Britain's holiday waste smashes all records

Christmas packaging, millions of trees and up to a billion cards are heading to landfill – even though much of it could be recycled

by Michael Smith

Despite, it would appear, the credit crunch and probable very hard times ahead the Brits have been spending on Christmas on a huge scale.

As millions of households now wade through crumpled wrapping, plastic ties and discarded boxes, the sheer weight of refuse in coming days is expected to smash all records. Much of this waste is, obviously, from packaging in which all those toys came that were found under the tree, often very expensive presents. This is yet another sign that proves that this season has become nothing but one of shopping frenzy because the “little darlings” want all those things and we dare not disappoint them. The gods help us when the credit crunch turns into a depression, as it would appear that it just might.

Waste watchdogs warned that rubbish from the estimated 100 million toys unwrapped on Christmas is likely to burn big holes in the ozone layer as well as in parents' pockets.

The Waste and Resources Action Program (Wrap) said toy manufacturers are not putting enough information about recycling on their packaging and, as a result, most of it will be sent needlessly to landfill. Over Christmas 2008 alone, this will lead to more than 400 extra tonnes of harmful C02. The news is a blow to the Government's 2007 Waste Strategy, which aims to see 40 per cent of all household waste recycled by 2010.

The fact is that much of this waste could be recycled and much more of the packaging, if properly designed, could even be reused.

A survey by Recycle Now has shown that while 89 per cent of British parents with children under the age of 12 would like to recycle toy packaging, 53 per cent found it difficult to know what was suitable for recycling.

"A large proportion of the packaging material from toys is actually recyclable because it is made from paper or cardboard," said Andy Dawe, Wrap's head of retail. "It is helpful for consumers to have labeling on the types of material that make up the packaging and which of these can be recycled. It also makes a real difference if different materials can be separated. For example, where a box includes cardboard with a plastic window, it should be made as simple as possible to remove the window."

While that may be so and also quite easy as far as the little or not so little “cellophane” - for it is not real cellophane now it it – to remove it, many of the toys seem to, nowadays, also come in those “lovely” blister packs which are a combination of card and plastic, often laminated together. Great for recycling – NOT!

The government-funded agency is now calling on toy manufacturers to improve recycling instructions on their products, and on consumers to redouble their recycling efforts.

The truth is that it is often not possible to recycle certain materials, whatever the claim may be. They are laminated together and are hard or impossible to separate and I know that councils and recycling centers do not want to know that kind of material.

We need to get back to the simple cardboard box, please, and ideally on that is designed to be another product by means of a little DIY. It can be done for it has been done before.

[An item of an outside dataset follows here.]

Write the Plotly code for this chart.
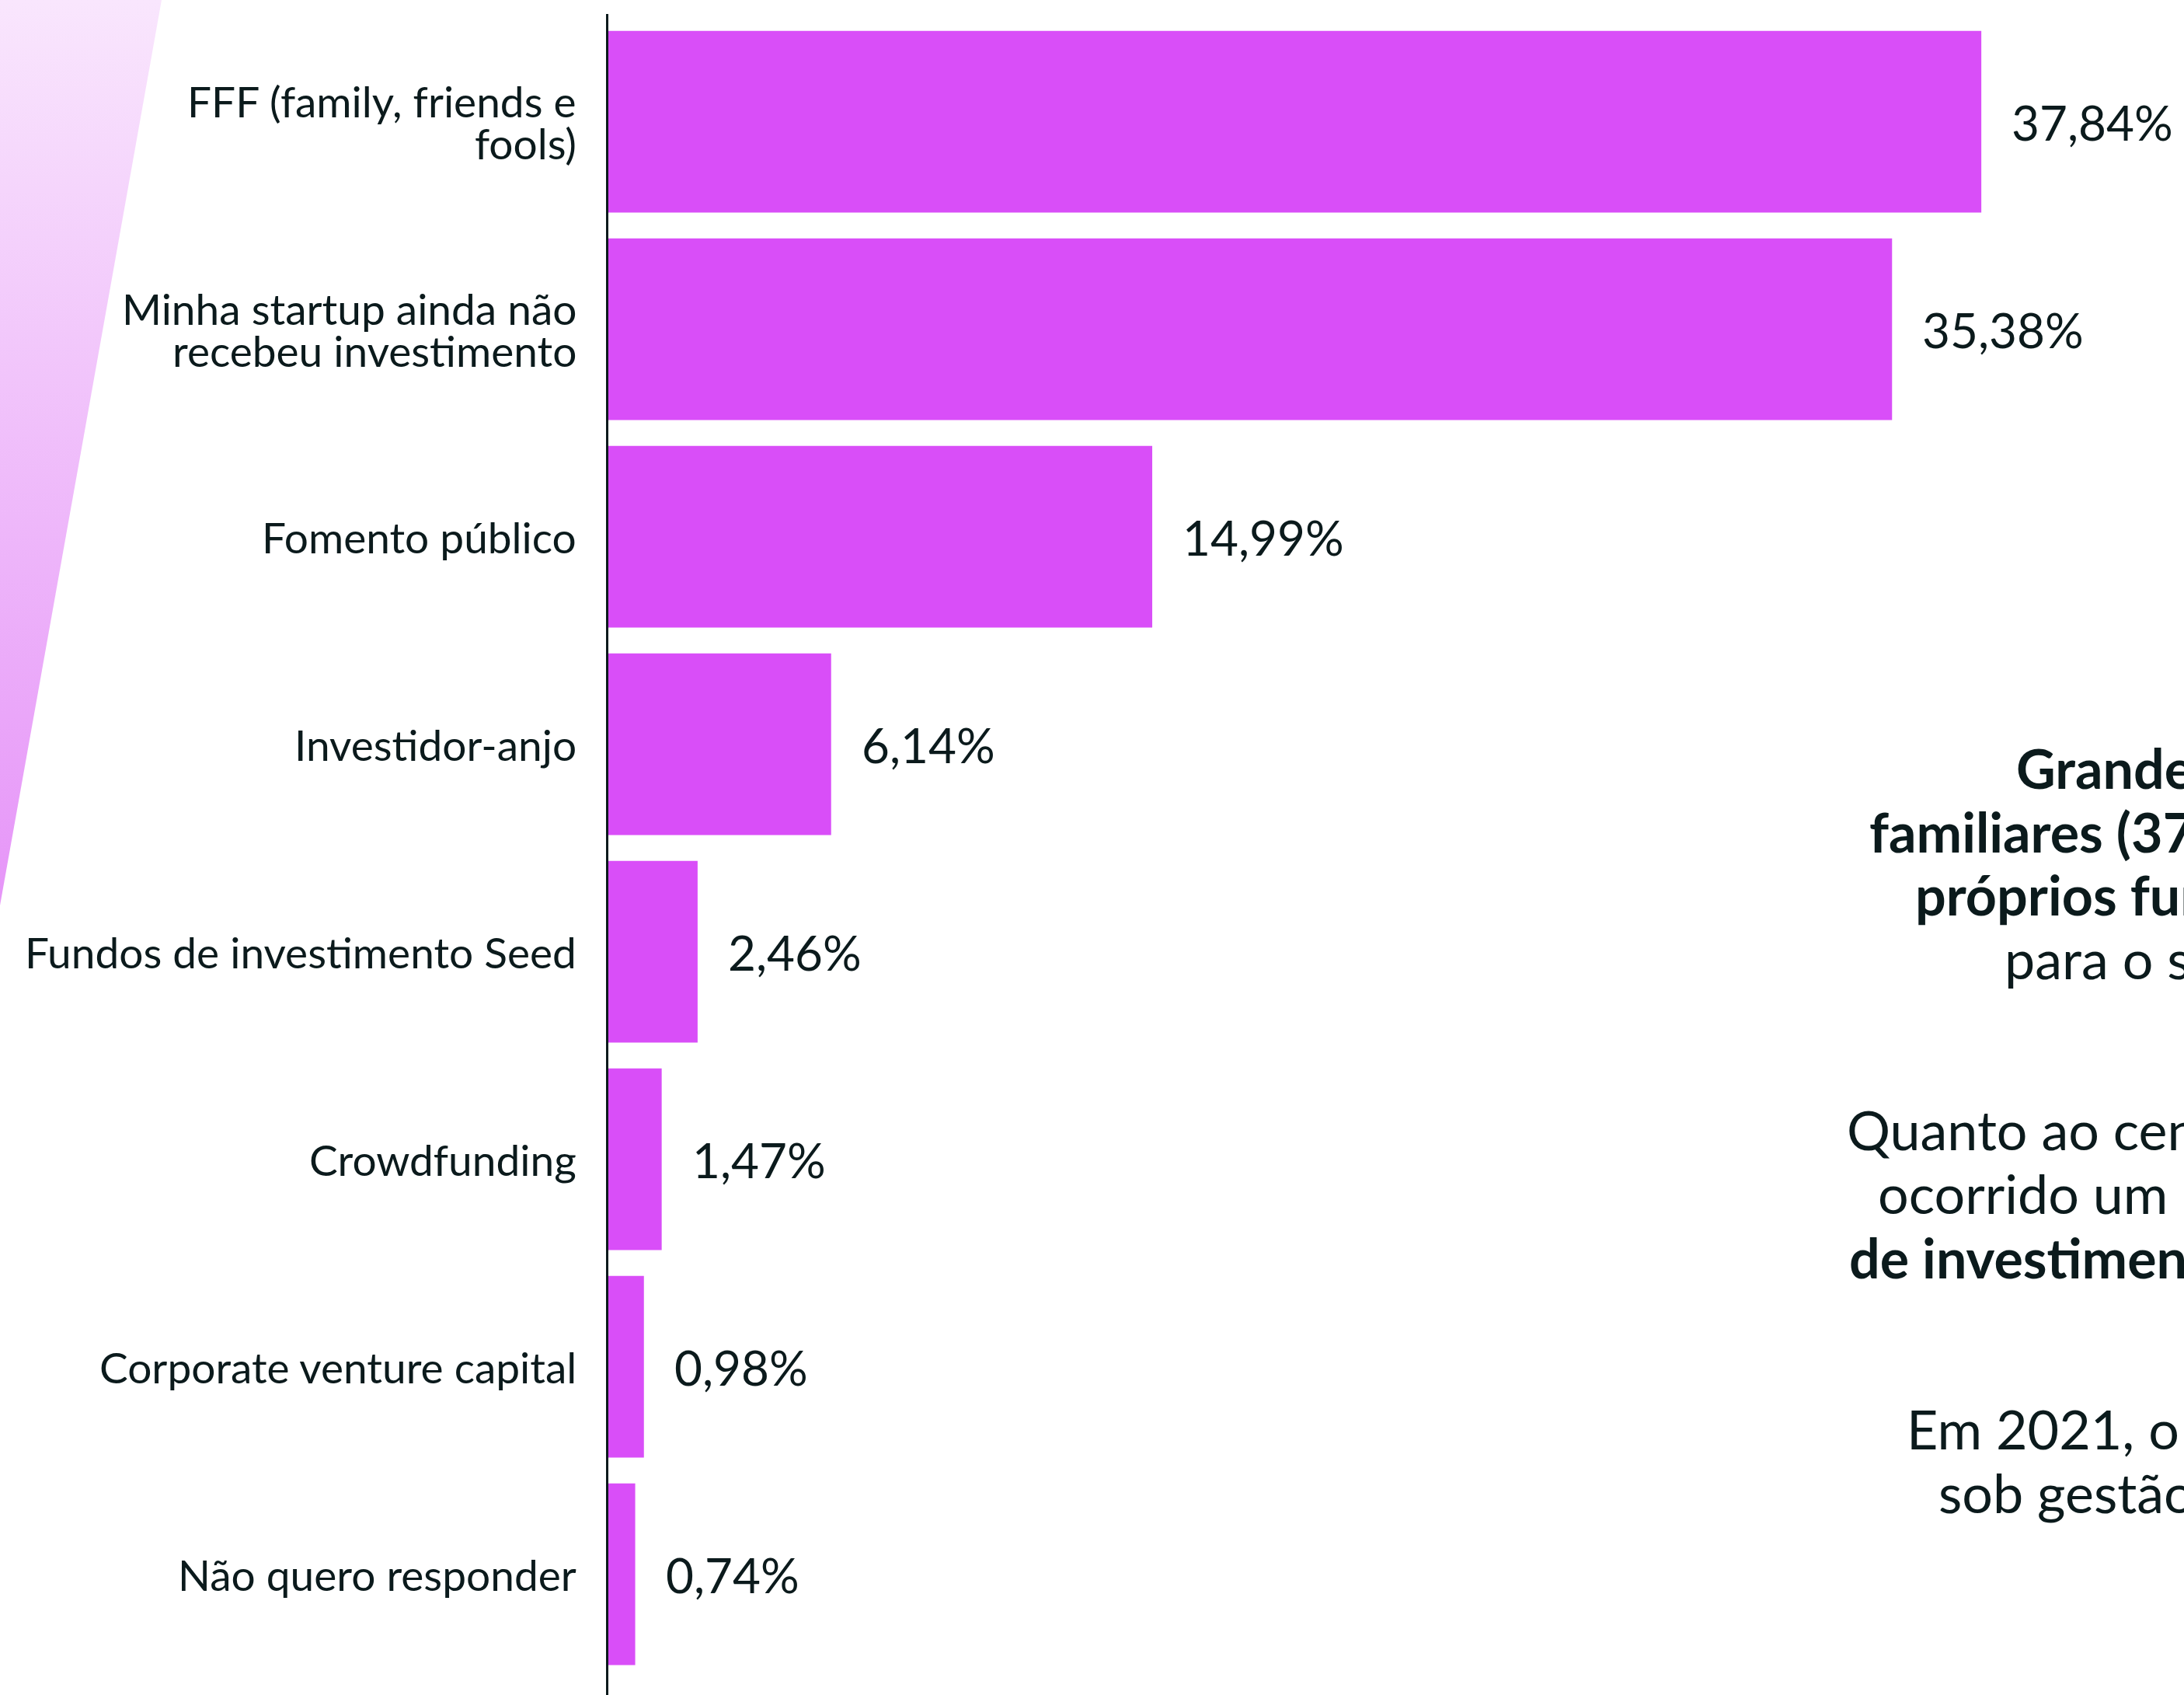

Let me call, yet again, on the design community to get their thinking caps on and do something on this level. It is hardly rocket science. A child can do it.

Now, coming to think of it... children indeed could do it and they might come up with better ideas than many of the experts who have tunnel vision.

The British Toy & Hobby Association (BTHA) said through their spokesperson Natasha Crookes that it is for manufacturers, government-led organizations and consumers themselves to do this as, as she said, 70% of toy packaging is now recyclable. So, she said, it is really about getting people to recycle, especially at Christmas when everyone is busy unwrapping their presents.”

Industry and industry associations must get away from always putting the emphasis on the consumer and everyone else bar the industry. Packaging manufactures especially must do their part here as far as toy and other packaging is concerned. Designers can help by designing packaging to be reusable and re-purposable, as this is way more important and far better than recycling in the first place. But before all there must be a reduction in packaging.

In 2007, the UK recycled 9.7 million tonnes of household waste, an increase of 10 per cent on the previous year. However, some fear that the current economic downturn may lead to companies prioritizing profits over their environmental obligations.

"It is vitally important that we carry on recycling," Andy Dawe said. "If we stop, all materials will go to landfill – and that is the worst possible outcome."

While, however, everyone talks recycling, recycling and recycling, and while a few retailers and outlets, such as Boots and have already begun reducing packaging, it is that that is most important. The first “R” needs to be considered before the last of the three, namely “recycling”. After reducing it must be reusing and here, as said, the challenge is also on the designers and the manufacturers of packaging.

Honestly, we are not talking rocket science here now, are we.